Разговор, который стоит запомнить: под знаком этого соблазна (или этого выбора) – быть десятью поэтами сразу (но сохранив за собой право подписи) – творчество Цветаевой будет существовать еще много лет. Романтические метафоры юношеских стихов («Я жажду сразу – всех дорог!») реализуются здесь с буквальной точностью, причем не только в процессе письма, при выборе тех или иных речевых масок, важных для «доотъездной» Цветаевой. По этой («волошинской») схеме будет составлена часть прижизненных цветаевских стихотворных сборников: цыганские стихи («Версты II), «белые» или добровольческие («Лебединый стан»), «романтика» («Психея», пьесы), «русские» («Переулочки», «Царь-Девица»). Характерно, что в реальной (внутренней) хронологии цветаевского творчества, этапы которой описаны в 1935-м в письме к Юрию Иваску, большей части этих книг не находится места: слишком внешними были задачи, которые вызвали их публикацию. С другой стороны, все задачи, которые решала Цветаева, уже в середине 1910-х годов были и шире, и уже чисто литературных.

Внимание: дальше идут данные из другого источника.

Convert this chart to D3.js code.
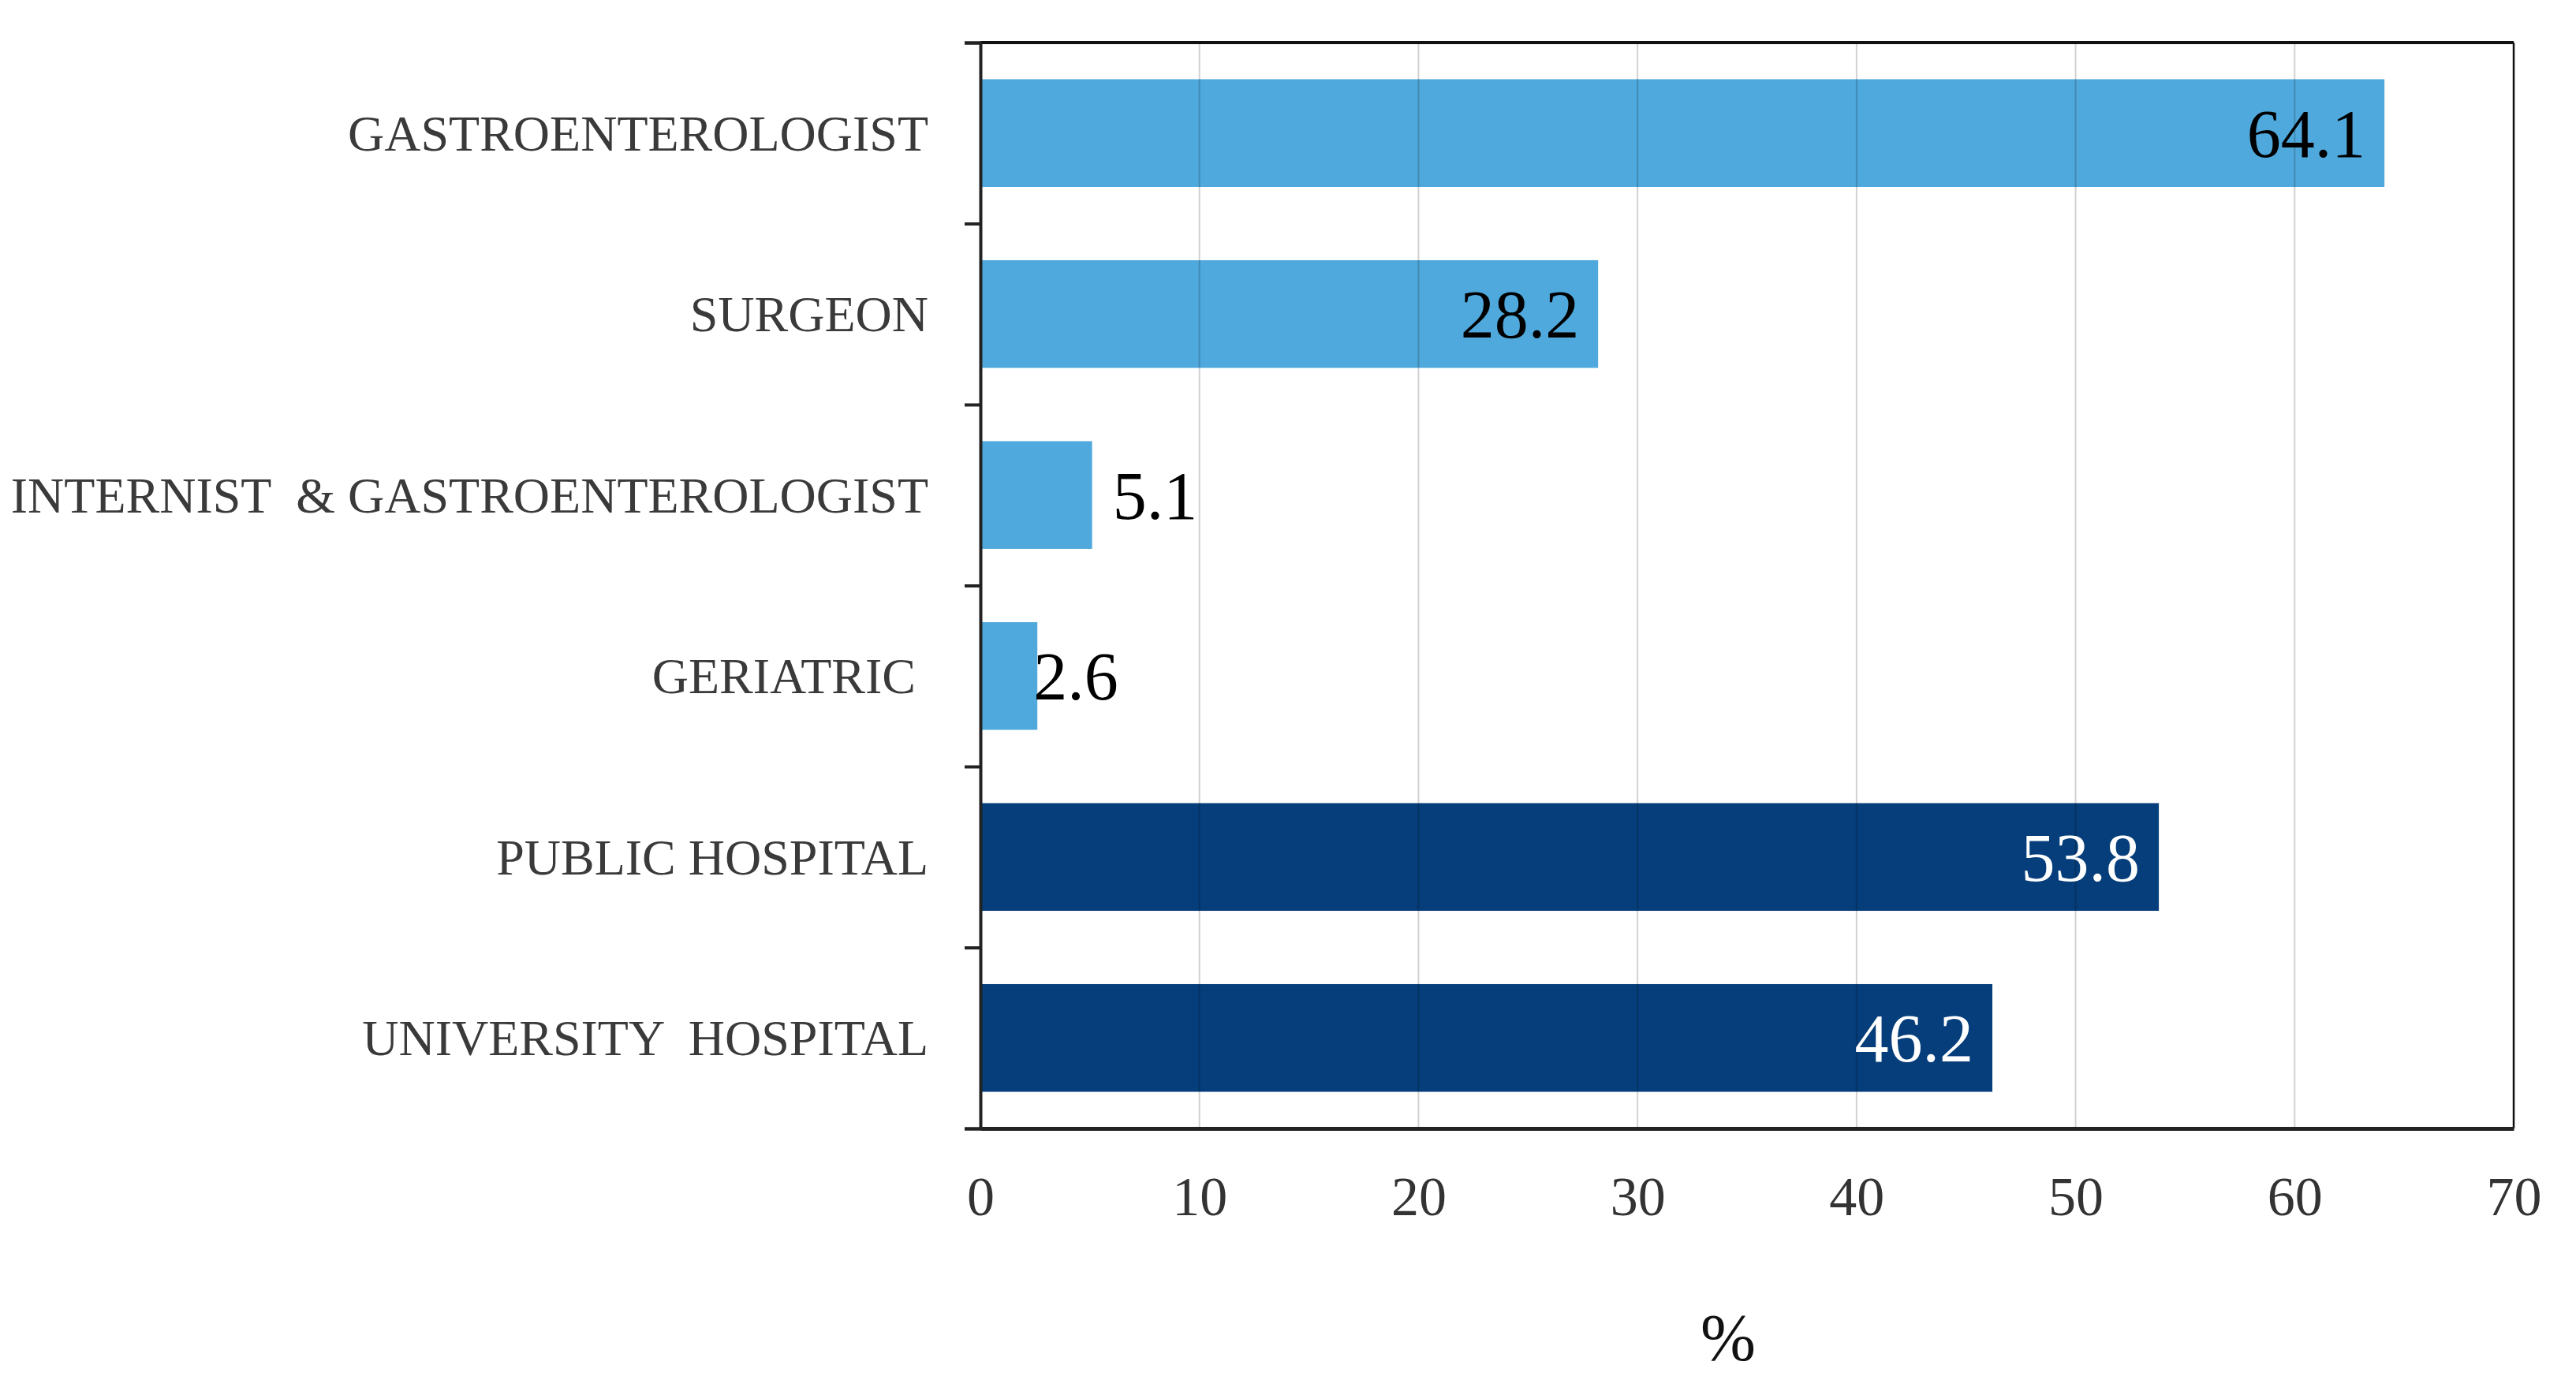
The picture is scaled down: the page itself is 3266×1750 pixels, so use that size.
<!DOCTYPE html>
<html>
<head>
<meta charset="utf-8">
<script src="https://cdn.jsdelivr.net/npm/d3@7"></script>
<style>
  html, body { margin: 0; padding: 0; background: #fff; }
  text { font-family: "Liberation Serif", "Times New Roman", serif; white-space: pre; }
</style>
</head>
<body>
<div id="chart"></div>
<script>
// categories top to bottom
const categories = [
  'GASTROENTEROLOGIST',
  'SURGEON',
  'INTERNIST  & GASTROENTEROLOGIST',
  'GERIATRIC ',
  'PUBLIC HOSPITAL',
  'UNIVERSITY  HOSPITAL'
];
const values = [64.1, 28.2, 5.1, 2.6, 53.8, 46.2];
const groups = ['specialist', 'specialist', 'specialist', 'specialist', 'hospital', 'hospital'];
const xTicks = [0, 10, 20, 30, 40, 50, 60, 70];
const xLabel = '%';

const W = 3266, H = 1750;
const margin = { top: 54, right: 79, bottom: 319, left: 1243 };
const width = W - margin.left - margin.right;
const height = H - margin.top - margin.bottom;

const fill = { specialist: '#4fa9dc', hospital: '#053e7a' };
const labelFill = { specialist: '#000', hospital: '#fff' };

const svg = d3.select('#chart').append('svg')
  .attr('width', W)
  .attr('height', H);

const g = svg.append('g')
  .attr('transform', `translate(${margin.left},${margin.top})`);

// Scales
const x = d3.scaleLinear().domain([0, 70]).range([0, width]);
const y = d3.scaleBand()
  .domain(categories)
  .range([0, height])
  .paddingInner(0.405)
  .paddingOuter(0.2025);
const yEdge = d3.scaleLinear().domain([0, categories.length]).range([0, height]);

// Bars
g.selectAll('.bar')
  .data(values)
  .enter()
  .append('rect')
  .attr('x', x(0))
  .attr('y', (d, i) => y(categories[i]))
  .attr('width', d => x(d) - x(0))
  .attr('height', y.bandwidth())
  .attr('fill', (d, i) => fill[groups[i]]);

// Grid (drawn over the bars, translucent)
g.append('g')
  .selectAll('line')
  .data(xTicks.slice(1, -1))
  .enter()
  .append('line')
  .attr('x1', d => x(d))
  .attr('x2', d => x(d))
  .attr('y1', 0)
  .attr('y2', height)
  .attr('stroke', '#000')
  .attr('stroke-opacity', 0.18)
  .attr('stroke-width', 2);

// Frame: top and right
g.append('line')
  .attr('x1', 0).attr('x2', width).attr('y1', 0).attr('y2', 0)
  .attr('stroke', '#111').attr('stroke-width', 4);
g.append('line')
  .attr('x1', width).attr('x2', width).attr('y1', 0).attr('y2', height)
  .attr('stroke', '#111').attr('stroke-width', 2.5);

// Y axis ticks at band edges
const yTickAxis = g.append('g')
  .call(d3.axisLeft(yEdge).tickValues(d3.range(categories.length + 1)).tickSize(20).tickFormat(''));
yTickAxis.select('.domain').attr('stroke', '#222').attr('stroke-width', 4);
yTickAxis.selectAll('line').attr('stroke', '#222').attr('stroke-width', 4);

// Y category labels
const yLabelAxis = g.append('g')
  .call(d3.axisLeft(y).tickSize(0).tickPadding(66));
yLabelAxis.select('.domain').remove();
yLabelAxis.selectAll('text')
  .attr('font-size', '64px')
  .attr('fill', '#3a3a3a')
  .attr('dy', '0.34em');

// X axis
const xAxis = g.append('g')
  .attr('transform', `translate(0,${height})`)
  .call(d3.axisBottom(x).tickValues(xTicks).tickSize(0).tickPadding(60));
xAxis.select('.domain').attr('stroke', '#222').attr('stroke-width', 5);
xAxis.selectAll('text')
  .attr('font-size', '70px')
  .attr('fill', '#333');

// X axis title
g.append('text')
  .attr('x', width / 2 - 24)
  .attr('y', height + 294)
  .attr('text-anchor', 'middle')
  .attr('font-size', '84px')
  .attr('fill', '#111')
  .text(xLabel);

// Value labels
g.selectAll('.value')
  .data(values)
  .enter()
  .append('text')
  .attr('x', d => {
    const end = x(d);
    if (end - x(0) > 250) return end - 24;
    if (end - x(0) > 100) return end + 26;
    return end - 5;
  })
  .attr('y', (d, i) => y(categories[i]) + y.bandwidth() / 2)
  .attr('dy', '0.35em')
  .attr('text-anchor', d => (x(d) - x(0) > 250 ? 'end' : 'start'))
  .attr('font-size', '86px')
  .attr('fill', (d, i) => (x(d) - x(0) > 250 ? labelFill[groups[i]] : '#000'))
  .text(d => d.toFixed(1));
</script>
</body>
</html>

В частности, ее тогдашняя логика («жажда всех дорог», желание всё и за всех успеть пережить) имела бытовую оборотную сторону, лишь косвенно относившуюся к литературе, но определившую многое в жизни цветаевской семьи. «Единственная моя уверенность – в моем праве решительно на все, droit de seigneur. Если жизнь это оспаривает – я не противлюсь, только глубоко изумлена, и рукой не пошевельну от брезгливости», – пишет Цветаева своей золовке военной осенью 1916 года. Ощутимая, ослепительная солнечность ее тогдашнего состояния и существования связана еще и с тем, что никому из близких не приходило в голову оспаривать это право-на-всё, в том числе и на попытки говорить несколькими голосами и жить несколькими жизнями сразу. Ощущение легкого расфокуса, перегрева, как летом, когда воздух сгущается над асфальтом и начинает рябить, исходит от семейной переписки Эфронов: неумелая, но домашняя жизнь с заботами о маленькой Але, литературными сплетнями, переговорами по поводу дров и нянек постоянно истончается, позволяя увидеть очередной объект цветаевского интереса. Их, кажется, немного (Софья Парнок, Мандельштам, Тихон Чурилин, Петр Эфрон, Никодим Плуцер-Сарна) – по крайней мере их присутствие не производит впечатления «гомерического блуда»; их имена мелькают в переписке Цветаевой и Эфрона с его сестрами, как неизбежные обстоятельства времени. То, что на этом фоне Эфрон уходит сперва медбратом на фронт, а потом и на военную службу, можно объяснить его всегдашней страдательной жертвенностью – но неуловимый привкус скорого распада в этой истории есть. Революция сделала неназванную возможность расставания реальностью, навязанной извне; придала ей каменную безнадежность, с которой невозможно было смириться. В течение нескольких лет Цветаева и Эфрон, воевавший на Дону, в корниловской Добровольческой армии, не знали друг о друге ничего – и тем крепче держались за память о своей совместности. То, что оба они выжили и добрались до новой встречи, сделало их союз незыблемым: то есть в равной мере священным и роковым.